─── Material provided
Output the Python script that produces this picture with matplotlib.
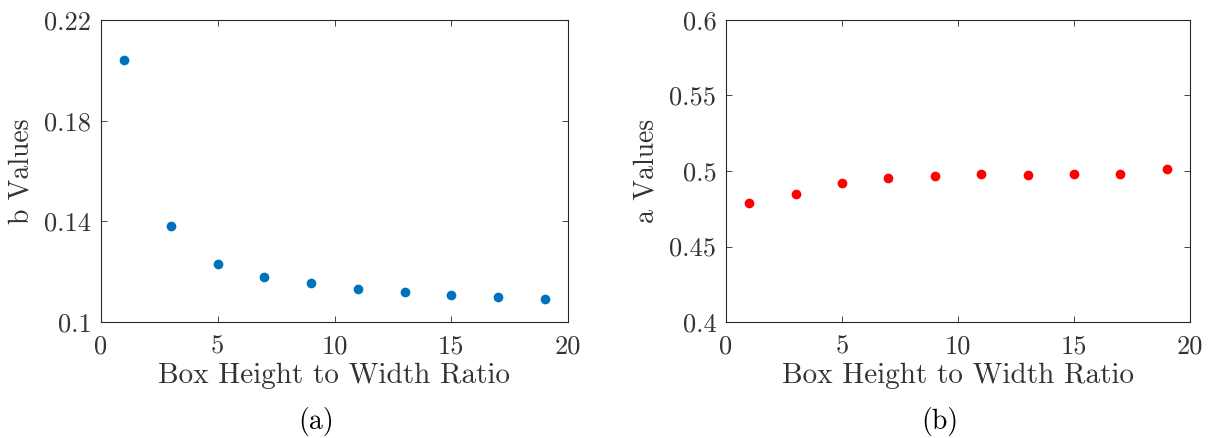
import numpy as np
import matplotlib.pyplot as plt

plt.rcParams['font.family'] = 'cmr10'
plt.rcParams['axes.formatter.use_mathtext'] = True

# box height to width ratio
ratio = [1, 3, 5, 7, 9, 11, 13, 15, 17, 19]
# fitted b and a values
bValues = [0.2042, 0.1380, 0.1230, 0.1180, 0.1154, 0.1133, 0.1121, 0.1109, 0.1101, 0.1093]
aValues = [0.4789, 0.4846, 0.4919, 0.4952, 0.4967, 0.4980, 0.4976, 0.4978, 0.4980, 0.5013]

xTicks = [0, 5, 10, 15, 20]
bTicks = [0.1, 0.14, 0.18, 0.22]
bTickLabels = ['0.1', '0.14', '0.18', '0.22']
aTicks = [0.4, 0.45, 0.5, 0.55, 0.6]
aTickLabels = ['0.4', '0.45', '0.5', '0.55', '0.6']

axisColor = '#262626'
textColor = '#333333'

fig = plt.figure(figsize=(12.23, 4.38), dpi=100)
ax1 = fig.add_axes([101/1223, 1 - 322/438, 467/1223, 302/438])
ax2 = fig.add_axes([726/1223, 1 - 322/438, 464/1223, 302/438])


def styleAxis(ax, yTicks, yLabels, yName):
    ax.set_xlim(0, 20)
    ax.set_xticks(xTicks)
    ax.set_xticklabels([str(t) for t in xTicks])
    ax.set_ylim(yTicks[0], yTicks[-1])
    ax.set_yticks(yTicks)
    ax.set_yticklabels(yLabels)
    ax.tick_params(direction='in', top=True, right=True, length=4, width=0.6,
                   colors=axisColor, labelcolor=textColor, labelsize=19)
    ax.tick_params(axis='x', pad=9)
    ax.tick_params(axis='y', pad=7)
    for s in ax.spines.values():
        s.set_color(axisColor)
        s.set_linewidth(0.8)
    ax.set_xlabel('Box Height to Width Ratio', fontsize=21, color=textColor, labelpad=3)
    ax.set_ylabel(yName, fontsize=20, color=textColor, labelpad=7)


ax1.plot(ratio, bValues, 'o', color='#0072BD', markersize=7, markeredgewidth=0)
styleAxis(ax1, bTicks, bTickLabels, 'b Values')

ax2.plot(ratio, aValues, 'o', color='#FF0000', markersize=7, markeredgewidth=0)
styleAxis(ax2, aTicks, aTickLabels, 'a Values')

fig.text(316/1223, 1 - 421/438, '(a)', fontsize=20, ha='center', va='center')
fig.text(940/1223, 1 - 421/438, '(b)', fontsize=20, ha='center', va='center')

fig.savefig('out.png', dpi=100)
──────
Go through the listing above and list every line that has the word "matplotlib".

Output the Python script that produces this picture with matplotlib.
import matplotlib.pyplot as plt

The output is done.